The exercise:
Up to and including the line with "from bokeh.resources import INLINE", write out the listing from its first line, minus the pictures.

Information shown:
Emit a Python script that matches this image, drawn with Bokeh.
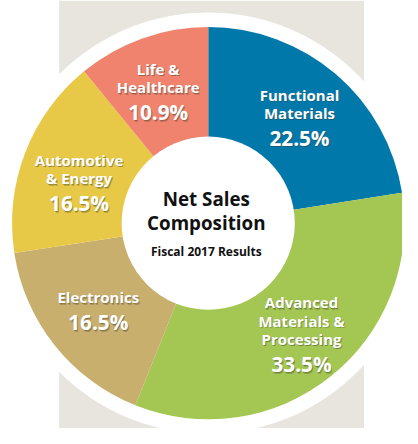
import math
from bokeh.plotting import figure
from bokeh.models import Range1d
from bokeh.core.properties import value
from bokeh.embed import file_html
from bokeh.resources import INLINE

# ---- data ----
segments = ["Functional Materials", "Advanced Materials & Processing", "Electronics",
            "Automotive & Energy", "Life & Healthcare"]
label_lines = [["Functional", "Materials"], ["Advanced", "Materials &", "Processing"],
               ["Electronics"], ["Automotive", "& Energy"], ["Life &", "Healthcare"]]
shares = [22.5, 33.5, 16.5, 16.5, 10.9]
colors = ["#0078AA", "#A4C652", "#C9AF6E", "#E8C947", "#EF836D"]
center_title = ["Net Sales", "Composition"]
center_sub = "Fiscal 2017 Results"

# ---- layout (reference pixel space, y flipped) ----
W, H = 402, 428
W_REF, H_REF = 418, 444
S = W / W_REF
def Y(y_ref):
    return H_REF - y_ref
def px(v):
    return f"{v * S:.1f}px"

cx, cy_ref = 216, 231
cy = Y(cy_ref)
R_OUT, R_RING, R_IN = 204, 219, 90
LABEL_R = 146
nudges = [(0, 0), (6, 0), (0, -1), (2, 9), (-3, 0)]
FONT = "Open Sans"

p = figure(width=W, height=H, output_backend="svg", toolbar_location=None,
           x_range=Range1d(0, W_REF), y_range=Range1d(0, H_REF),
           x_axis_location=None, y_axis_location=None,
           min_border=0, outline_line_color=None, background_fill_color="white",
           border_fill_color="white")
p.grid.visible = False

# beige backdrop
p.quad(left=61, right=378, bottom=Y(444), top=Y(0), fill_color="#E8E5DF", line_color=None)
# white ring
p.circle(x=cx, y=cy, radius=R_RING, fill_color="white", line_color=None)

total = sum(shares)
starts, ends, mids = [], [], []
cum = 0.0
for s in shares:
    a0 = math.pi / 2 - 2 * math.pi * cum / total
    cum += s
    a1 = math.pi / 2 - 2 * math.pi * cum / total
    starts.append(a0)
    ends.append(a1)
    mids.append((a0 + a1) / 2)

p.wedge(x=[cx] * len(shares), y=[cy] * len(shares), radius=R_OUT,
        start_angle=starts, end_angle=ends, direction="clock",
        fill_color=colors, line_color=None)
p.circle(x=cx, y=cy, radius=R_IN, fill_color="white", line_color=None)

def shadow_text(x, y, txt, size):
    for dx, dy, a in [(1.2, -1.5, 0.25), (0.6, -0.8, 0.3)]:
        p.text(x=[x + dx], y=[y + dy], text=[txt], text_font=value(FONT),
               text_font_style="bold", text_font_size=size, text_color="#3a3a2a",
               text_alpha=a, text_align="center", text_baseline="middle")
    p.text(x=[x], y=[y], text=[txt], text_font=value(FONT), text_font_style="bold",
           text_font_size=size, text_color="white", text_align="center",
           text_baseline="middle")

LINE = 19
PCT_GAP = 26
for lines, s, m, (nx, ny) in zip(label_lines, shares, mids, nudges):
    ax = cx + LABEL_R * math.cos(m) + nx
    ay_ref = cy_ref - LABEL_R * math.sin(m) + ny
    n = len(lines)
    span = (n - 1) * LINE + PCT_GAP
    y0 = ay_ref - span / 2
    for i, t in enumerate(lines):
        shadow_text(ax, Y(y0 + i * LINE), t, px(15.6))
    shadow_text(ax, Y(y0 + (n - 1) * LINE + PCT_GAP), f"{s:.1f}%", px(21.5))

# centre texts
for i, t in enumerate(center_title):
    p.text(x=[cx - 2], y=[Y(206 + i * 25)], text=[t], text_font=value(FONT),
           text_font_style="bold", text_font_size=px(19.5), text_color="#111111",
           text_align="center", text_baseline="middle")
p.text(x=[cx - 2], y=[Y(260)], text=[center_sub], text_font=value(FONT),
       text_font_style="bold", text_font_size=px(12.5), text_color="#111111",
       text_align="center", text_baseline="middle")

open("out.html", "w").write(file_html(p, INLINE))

Solution for this exercise:
Emit a Python script that matches this image, drawn with Bokeh.
import math
from bokeh.plotting import figure
from bokeh.models import Range1d
from bokeh.core.properties import value
from bokeh.embed import file_html
from bokeh.resources import INLINE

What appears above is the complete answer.